TASK GOAL: Repeat the listing word for word. No pictures belong in the copy.

--- begin PROVIDED DATA ---

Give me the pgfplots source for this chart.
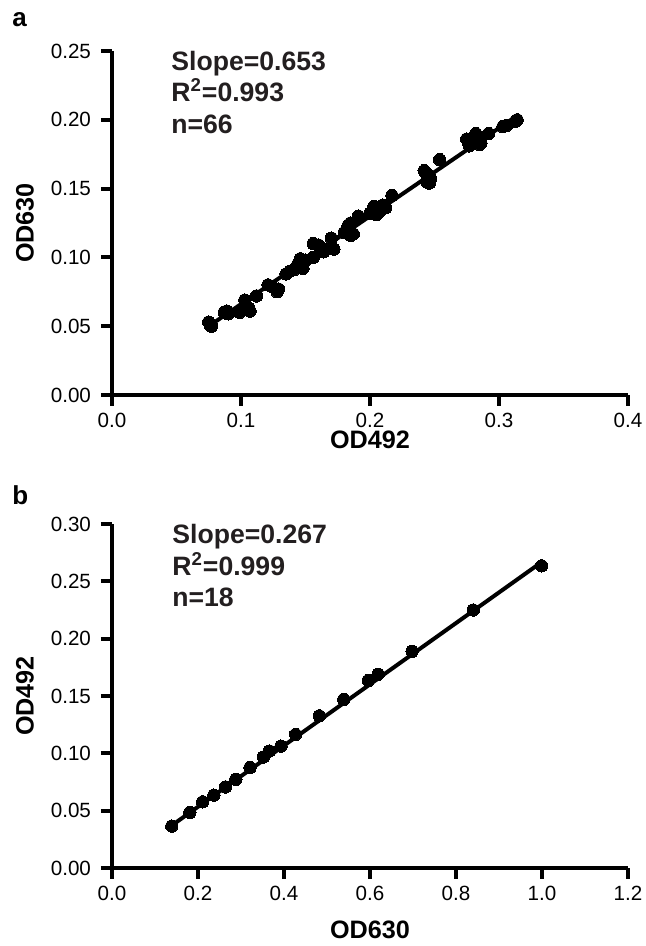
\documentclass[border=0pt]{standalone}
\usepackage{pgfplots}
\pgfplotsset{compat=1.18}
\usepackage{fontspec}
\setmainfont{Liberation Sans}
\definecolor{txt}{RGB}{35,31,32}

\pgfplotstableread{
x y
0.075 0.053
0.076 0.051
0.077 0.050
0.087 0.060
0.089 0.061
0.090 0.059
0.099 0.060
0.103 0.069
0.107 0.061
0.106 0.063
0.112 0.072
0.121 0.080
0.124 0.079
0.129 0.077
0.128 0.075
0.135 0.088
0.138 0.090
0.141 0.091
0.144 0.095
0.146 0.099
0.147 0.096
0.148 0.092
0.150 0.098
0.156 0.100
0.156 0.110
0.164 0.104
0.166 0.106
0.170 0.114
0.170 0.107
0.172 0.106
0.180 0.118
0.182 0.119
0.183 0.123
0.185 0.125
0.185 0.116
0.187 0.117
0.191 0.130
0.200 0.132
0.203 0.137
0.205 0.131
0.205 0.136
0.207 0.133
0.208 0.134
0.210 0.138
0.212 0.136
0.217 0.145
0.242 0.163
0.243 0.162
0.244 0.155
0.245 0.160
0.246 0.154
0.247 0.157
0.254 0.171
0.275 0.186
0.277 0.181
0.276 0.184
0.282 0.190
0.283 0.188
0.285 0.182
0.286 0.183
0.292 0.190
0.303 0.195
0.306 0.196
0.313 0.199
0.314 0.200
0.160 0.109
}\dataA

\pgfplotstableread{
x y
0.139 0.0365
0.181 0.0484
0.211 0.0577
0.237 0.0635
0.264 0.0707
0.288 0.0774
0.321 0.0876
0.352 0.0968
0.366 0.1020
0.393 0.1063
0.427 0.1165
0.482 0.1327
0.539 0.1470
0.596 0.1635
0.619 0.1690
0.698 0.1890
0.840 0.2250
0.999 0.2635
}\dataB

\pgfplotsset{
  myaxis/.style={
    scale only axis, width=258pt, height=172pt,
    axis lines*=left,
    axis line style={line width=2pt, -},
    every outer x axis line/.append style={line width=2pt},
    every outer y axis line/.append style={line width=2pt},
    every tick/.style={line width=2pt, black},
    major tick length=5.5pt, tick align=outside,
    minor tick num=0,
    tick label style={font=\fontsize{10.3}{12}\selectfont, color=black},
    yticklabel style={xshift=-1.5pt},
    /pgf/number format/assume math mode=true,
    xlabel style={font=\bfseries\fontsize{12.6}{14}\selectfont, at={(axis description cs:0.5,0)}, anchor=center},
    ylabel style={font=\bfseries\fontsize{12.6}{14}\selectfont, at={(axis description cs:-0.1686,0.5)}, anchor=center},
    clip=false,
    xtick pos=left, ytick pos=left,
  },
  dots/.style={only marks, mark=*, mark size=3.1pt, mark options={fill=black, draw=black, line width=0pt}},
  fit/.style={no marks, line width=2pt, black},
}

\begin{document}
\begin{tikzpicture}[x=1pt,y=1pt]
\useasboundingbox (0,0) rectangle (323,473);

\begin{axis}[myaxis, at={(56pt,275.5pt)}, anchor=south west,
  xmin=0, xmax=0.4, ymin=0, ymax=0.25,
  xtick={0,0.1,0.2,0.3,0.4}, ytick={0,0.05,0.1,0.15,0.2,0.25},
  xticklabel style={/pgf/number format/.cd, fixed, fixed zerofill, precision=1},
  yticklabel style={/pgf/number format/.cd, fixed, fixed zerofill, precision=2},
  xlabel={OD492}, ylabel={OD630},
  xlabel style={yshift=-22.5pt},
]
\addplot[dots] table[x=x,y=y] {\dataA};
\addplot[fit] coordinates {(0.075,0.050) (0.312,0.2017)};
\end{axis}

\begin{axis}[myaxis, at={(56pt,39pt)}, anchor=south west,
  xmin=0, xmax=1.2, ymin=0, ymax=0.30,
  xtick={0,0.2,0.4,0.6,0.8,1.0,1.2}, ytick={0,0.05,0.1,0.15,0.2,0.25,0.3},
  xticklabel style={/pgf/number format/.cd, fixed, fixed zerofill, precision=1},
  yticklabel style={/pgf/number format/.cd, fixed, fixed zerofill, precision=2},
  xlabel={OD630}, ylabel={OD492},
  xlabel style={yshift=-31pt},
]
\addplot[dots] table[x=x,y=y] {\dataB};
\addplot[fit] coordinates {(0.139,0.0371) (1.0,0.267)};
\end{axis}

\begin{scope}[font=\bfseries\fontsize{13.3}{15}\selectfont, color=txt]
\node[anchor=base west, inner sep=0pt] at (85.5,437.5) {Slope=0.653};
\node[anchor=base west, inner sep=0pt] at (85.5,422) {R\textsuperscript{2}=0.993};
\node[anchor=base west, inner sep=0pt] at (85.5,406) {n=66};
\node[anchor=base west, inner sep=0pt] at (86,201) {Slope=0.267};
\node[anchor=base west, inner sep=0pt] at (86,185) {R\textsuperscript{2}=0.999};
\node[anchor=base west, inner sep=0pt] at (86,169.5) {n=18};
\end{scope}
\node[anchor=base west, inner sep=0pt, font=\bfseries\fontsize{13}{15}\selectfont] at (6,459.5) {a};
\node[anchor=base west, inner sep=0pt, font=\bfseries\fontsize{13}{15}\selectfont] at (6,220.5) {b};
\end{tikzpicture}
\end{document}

--- end PROVIDED DATA ---

COMPLETED TASK:
Give me the pgfplots source for this chart.
\documentclass[border=0pt]{standalone}
\usepackage{pgfplots}
\pgfplotsset{compat=1.18}
\usepackage{fontspec}
\setmainfont{Liberation Sans}
\definecolor{txt}{RGB}{35,31,32}

\pgfplotstableread{
x y
0.075 0.053
0.076 0.051
0.077 0.050
0.087 0.060
0.089 0.061
0.090 0.059
0.099 0.060
0.103 0.069
0.107 0.061
0.106 0.063
0.112 0.072
0.121 0.080
0.124 0.079
0.129 0.077
0.128 0.075
0.135 0.088
0.138 0.090
0.141 0.091
0.144 0.095
0.146 0.099
0.147 0.096
0.148 0.092
0.150 0.098
0.156 0.100
0.156 0.110
0.164 0.104
0.166 0.106
0.170 0.114
0.170 0.107
0.172 0.106
0.180 0.118
0.182 0.119
0.183 0.123
0.185 0.125
0.185 0.116
0.187 0.117
0.191 0.130
0.200 0.132
0.203 0.137
0.205 0.131
0.205 0.136
0.207 0.133
0.208 0.134
0.210 0.138
0.212 0.136
0.217 0.145
0.242 0.163
0.243 0.162
0.244 0.155
0.245 0.160
0.246 0.154
0.247 0.157
0.254 0.171
0.275 0.186
0.277 0.181
0.276 0.184
0.282 0.190
0.283 0.188
0.285 0.182
0.286 0.183
0.292 0.190
0.303 0.195
0.306 0.196
0.313 0.199
0.314 0.200
0.160 0.109
}\dataA

\pgfplotstableread{
x y
0.139 0.0365
0.181 0.0484
0.211 0.0577
0.237 0.0635
0.264 0.0707
0.288 0.0774
0.321 0.0876
0.352 0.0968
0.366 0.1020
0.393 0.1063
0.427 0.1165
0.482 0.1327
0.539 0.1470
0.596 0.1635
0.619 0.1690
0.698 0.1890
0.840 0.2250
0.999 0.2635
}\dataB

\pgfplotsset{
  myaxis/.style={
    scale only axis, width=258pt, height=172pt,
    axis lines*=left,
    axis line style={line width=2pt, -},
    every outer x axis line/.append style={line width=2pt},
    every outer y axis line/.append style={line width=2pt},
    every tick/.style={line width=2pt, black},
    major tick length=5.5pt, tick align=outside,
    minor tick num=0,
    tick label style={font=\fontsize{10.3}{12}\selectfont, color=black},
    yticklabel style={xshift=-1.5pt},
    /pgf/number format/assume math mode=true,
    xlabel style={font=\bfseries\fontsize{12.6}{14}\selectfont, at={(axis description cs:0.5,0)}, anchor=center},
    ylabel style={font=\bfseries\fontsize{12.6}{14}\selectfont, at={(axis description cs:-0.1686,0.5)}, anchor=center},
    clip=false,
    xtick pos=left, ytick pos=left,
  },
  dots/.style={only marks, mark=*, mark size=3.1pt, mark options={fill=black, draw=black, line width=0pt}},
  fit/.style={no marks, line width=2pt, black},
}

\begin{document}
\begin{tikzpicture}[x=1pt,y=1pt]
\useasboundingbox (0,0) rectangle (323,473);

\begin{axis}[myaxis, at={(56pt,275.5pt)}, anchor=south west,
  xmin=0, xmax=0.4, ymin=0, ymax=0.25,
  xtick={0,0.1,0.2,0.3,0.4}, ytick={0,0.05,0.1,0.15,0.2,0.25},
  xticklabel style={/pgf/number format/.cd, fixed, fixed zerofill, precision=1},
  yticklabel style={/pgf/number format/.cd, fixed, fixed zerofill, precision=2},
  xlabel={OD492}, ylabel={OD630},
  xlabel style={yshift=-22.5pt},
]
\addplot[dots] table[x=x,y=y] {\dataA};
\addplot[fit] coordinates {(0.075,0.050) (0.312,0.2017)};
\end{axis}

\begin{axis}[myaxis, at={(56pt,39pt)}, anchor=south west,
  xmin=0, xmax=1.2, ymin=0, ymax=0.30,
  xtick={0,0.2,0.4,0.6,0.8,1.0,1.2}, ytick={0,0.05,0.1,0.15,0.2,0.25,0.3},
  xticklabel style={/pgf/number format/.cd, fixed, fixed zerofill, precision=1},
  yticklabel style={/pgf/number format/.cd, fixed, fixed zerofill, precision=2},
  xlabel={OD630}, ylabel={OD492},
  xlabel style={yshift=-31pt},
]
\addplot[dots] table[x=x,y=y] {\dataB};
\addplot[fit] coordinates {(0.139,0.0371) (1.0,0.267)};
\end{axis}

\begin{scope}[font=\bfseries\fontsize{13.3}{15}\selectfont, color=txt]
\node[anchor=base west, inner sep=0pt] at (85.5,437.5) {Slope=0.653};
\node[anchor=base west, inner sep=0pt] at (85.5,422) {R\textsuperscript{2}=0.993};
\node[anchor=base west, inner sep=0pt] at (85.5,406) {n=66};
\node[anchor=base west, inner sep=0pt] at (86,201) {Slope=0.267};
\node[anchor=base west, inner sep=0pt] at (86,185) {R\textsuperscript{2}=0.999};
\node[anchor=base west, inner sep=0pt] at (86,169.5) {n=18};
\end{scope}
\node[anchor=base west, inner sep=0pt, font=\bfseries\fontsize{13}{15}\selectfont] at (6,459.5) {a};
\node[anchor=base west, inner sep=0pt, font=\bfseries\fontsize{13}{15}\selectfont] at (6,220.5) {b};
\end{tikzpicture}
\end{document}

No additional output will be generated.